= Scottish Broadcasting Commission =

The Scottish Broadcasting Commission (Coisisean craolaidh na h-Alba, Scots Braidcastin Commeesion) was established by the Scottish Government in August 2007. Its purpose is to conduct an independent investigation into television production and broadcasting in Scotland, and to define a strategic way forward for the industry.
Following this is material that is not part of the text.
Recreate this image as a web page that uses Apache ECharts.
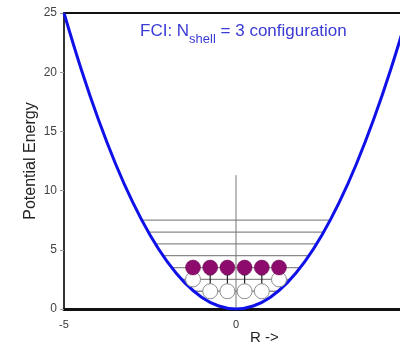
<!DOCTYPE html>
<html>
<head>
<meta charset="utf-8">
<script src="https://cdn.jsdelivr.net/npm/echarts@6/dist/echarts.min.js"></script>
<style>
  html, body { margin: 0; padding: 0; background: #fff; }
  #cht { width: 400px; height: 345px; }
</style>
</head>
<body>
<div id="cht"></div>
<script>
// potential curve (R, energy)
var curveR = [-5, -4.5, -4, -3.5, -3, -2.5, -2, -1.5, -1, -0.5, 0, 0.5, 1, 1.5, 2, 2.5, 3, 3.5, 4, 4.5, 5];
var curveV = [25, 20.25, 16, 12.25, 9, 6.25, 4, 2.25, 1, 0.25, 0, 0.25, 1, 2.25, 4, 6.25, 9, 12.25, 16, 20.25, 25];

// energy levels and their half widths (where they meet the curve)
var levelE = [1.5, 2.5, 3.5, 4.5, 5.5, 6.5, 7.5];
var levelHalf = [1.22, 1.58, 1.87, 2.12, 2.35, 2.55, 2.74];

// central marker line
var centerTop = 11.3;

// filled (occupied) orbitals
var filledR = [-1.25, -0.75, -0.25, 0.25, 0.75, 1.25];
var filledE = [3.5, 3.5, 3.5, 3.5, 3.5, 3.5];

// empty orbitals
var emptyR = [-1.25, 1.25, -0.75, -0.25, 0.25, 0.75];
var emptyE = [2.5, 2.5, 1.5, 1.5, 1.5, 1.5];

// excitation links
var linkR = [-0.75, -0.25, 0.25, 0.75];
var linkTop = 3.1;
var linkBottom = 1.9;

var series = [];

series.push({
  type: 'line',
  data: curveR.map(function (r, i) { return [r, curveV[i]]; }),
  smooth: 0.4,
  showSymbol: false,
  lineStyle: { color: '#1010e8', width: 3 },
  z: 5,
  silent: true
});

levelE.forEach(function (e, i) {
  series.push({
    type: 'line',
    data: [[-levelHalf[i], e], [levelHalf[i], e]],
    showSymbol: false,
    lineStyle: { color: '#8a8a8a', width: 1.3 },
    z: 2,
    silent: true
  });
});

series.push({
  type: 'line',
  data: [[0, 0], [0, centerTop]],
  showSymbol: false,
  lineStyle: { color: '#777', width: 1 },
  z: 2,
  silent: true
});

linkR.forEach(function (r) {
  series.push({
    type: 'line',
    data: [[r, linkTop], [r, linkBottom]],
    showSymbol: false,
    lineStyle: { color: '#222', width: 1.2 },
    z: 3,
    silent: true
  });
});

series.push({
  type: 'scatter',
  data: linkR.map(function (r) { return [r, linkTop]; }),
  symbol: 'rect',
  symbolSize: 5,
  itemStyle: { color: '#fff', borderColor: '#222', borderWidth: 1, opacity: 1 },
  z: 4,
  silent: true
});

series.push({
  type: 'scatter',
  data: emptyR.map(function (r, i) { return [r, emptyE[i]]; }),
  symbolSize: 15,
  itemStyle: { color: '#fff', borderColor: '#8c8c8c', borderWidth: 1, opacity: 1 },
  z: 6,
  silent: true
});

series.push({
  type: 'scatter',
  data: filledR.map(function (r, i) { return [r, filledE[i]]; }),
  symbolSize: 15,
  itemStyle: { color: '#8c0b6c', borderColor: '#6a0a52', borderWidth: 0.5, opacity: 1 },
  z: 7,
  silent: true
});

var option = {
  animation: false,
  textStyle: { fontFamily: 'Liberation Sans, Arial, sans-serif' },
  grid: {
    left: 64, top: 13, width: 344, height: 296,
    outerBoundsMode: 'none',
    containLabel: false,
    show: true, borderColor: '#111', borderWidth: 2
  },
  xAxis: {
    type: 'value', min: -5, max: 5, interval: 5,
    axisLine: { show: true, onZero: false, lineStyle: { color: '#111', width: 3 } },
    axisTick: { show: false },
    splitLine: { show: false },
    axisLabel: { color: '#333', fontSize: 11, margin: 10 }
  },
  yAxis: {
    type: 'value', min: 0, max: 25, interval: 5,
    name: 'Potential Energy',
    nameLocation: 'middle',
    nameGap: 25,
    nameMoveOverlap: false,
    nameTextStyle: { color: '#222', fontSize: 16 },
    axisLine: { show: true, onZero: false, lineStyle: { color: '#333', width: 2 } },
    axisTick: { show: true, length: 4, lineStyle: { color: '#999' } },
    splitLine: { show: false },
    axisLabel: { color: '#444', fontSize: 12, margin: 7 }
  },
  graphic: [
    {
      type: 'text', left: 140, top: 23,
      style: {
        text: '{a|FCI: N}{s|shell}{a| = 3 configuration}',
        rich: {
          a: { fontSize: 17, fill: '#3b3bd6', lineHeight: 23, verticalAlign: 'top', fontFamily: 'Liberation Sans' },
          s: { fontSize: 13, fill: '#3b3bd6', lineHeight: 23, verticalAlign: 'bottom', fontFamily: 'Liberation Sans' }
        }
      }
    },
    {
      type: 'text', left: 250, top: 330,
      style: { text: 'R ->', fontSize: 15, fill: '#222', fontFamily: 'Liberation Sans' }
    }
  ],
  series: series
};

window.onload = function () {
  var myChart = echarts.init(document.getElementById('cht'));
  myChart.setOption(option);
};
</script>
</body>
</html>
All commissioners are to be unpaid.

==Members==
The commission is to be chaired by Blair Jenkins, former Head of News and Current Affairs at BBC Scotland and former Director of Broadcasting at STV.

The ordinary members are:
- Chris Ballance, former Green MSP, playwright, member of the Scottish Society of Playwrights and the Writers' Guild of Great Britain
- Norman Drummond, former BBC National Governor for Scotland and Chairman of the Broadcasting Council for Scotland
- Peter Fraser, Baron Fraser of Carmyllie, former Conservative MP, former Lord Advocate, convener of the Fraser Inquiry
- Murray Grigor, writer and film director
- Henry McLeish, former Labour First Minister
- Ray Michie, Baroness Michie of Gallanach, a Gaelic-speaker and a member of An Comunn Gàidhealach, former Vice-Chairman of the Scottish Liberal Democrats
- Professor Seona Reid, Director of Glasgow School of Art and former Director of the Scottish Arts Council
- Elaine C Smith, actress
- David Wightman, chief executive of computer games company Edgies, member of the Screen Industry Summit Group

The Scottish Broadcasting Commission published their final report on the Morning of 8 September 2008 in Edinburgh, Scotland.